Despite the headwinds, Hartarto said the government remains “quite confident” it will meet its growth targets for next year. The key challenge remains external factors that create uncertainty, including the trade war, tensions between South Korea and Japan, civil unrest in Hong Kong, and Brexit, he said.

Domestic consumption, which accounts for more than half of GDP, provides a buffer from external pressures, Hartarto said. Investment projects currently in the pipeline also will provide a boost to growth, he said.

The central bank has been adding monetary stimulus as well, cutting its benchmark rate by 100 basis points since July. In an interview last week, Bank Indonesia Senior Deputy Governor Destry Damayanti said the impact would begin to be felt in the first quarter of 2020. Hartarto, meanwhile, said banks need to do more to pass on the cuts to customers.

With the benchmark rate at 5% but commercial banks still charging 8%-9% interest on loans, Hartarto said the transmission of monetary easing to the general economy has been too slow.

“The banks should follow. It should be lower,” he said, referring to borrowing costs for businesses. “The most important thing is the transmission.”

Reform Agenda

Hartarto, who heads Indonesia’s second largest party, said he was confident key reforms -- including a gradual cut to the corporate tax rate and changes to labor laws -- would pass parliament early next year and help support growth.

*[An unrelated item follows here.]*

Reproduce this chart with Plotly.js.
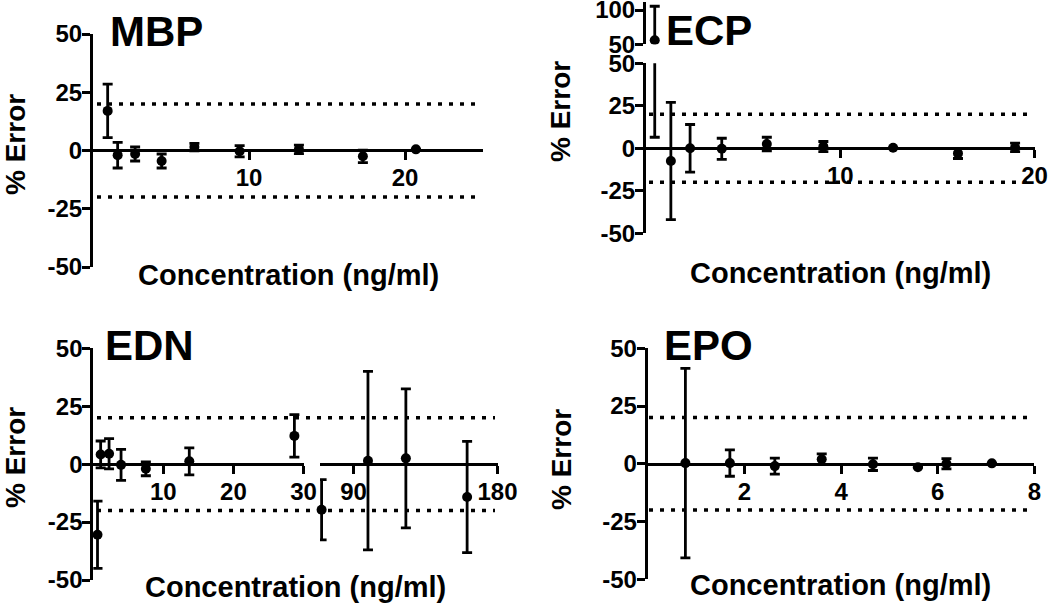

A draft of a tax reform bill has been completed and will be submitted to the parliament before the end of the year, Hartarto said. It includes a plan to gradually lower the corporate tax level from 25% to make Indonesia’s economy more competitive and encourage investment.

Another omnibus bill on job creation, which includes more flexible hiring and firing rules, is almost complete and will be submitted to the parliament in January, Hartarto said. The bill would give the president the authority to overrule regional governments on labor regulations.

Indonesia’s negative investment list -- which sets limits on foreign ownership across a range of sectors -- will be overhauled, with details to be announced in January. The government will issue a regulation that formally abandons the list but divides business sectors into several groups.

Hartarto said priority industries that are export oriented will be open to foreign investment with “fiscal facilities” or incentives such as tax holidays. A “white list” will scrap joint-venture requirements for most sectors, and make certain sectors fully open.

A third group -- mostly small and medium-sized industries -- will be subject to certain conditions, including limits on foreign investment.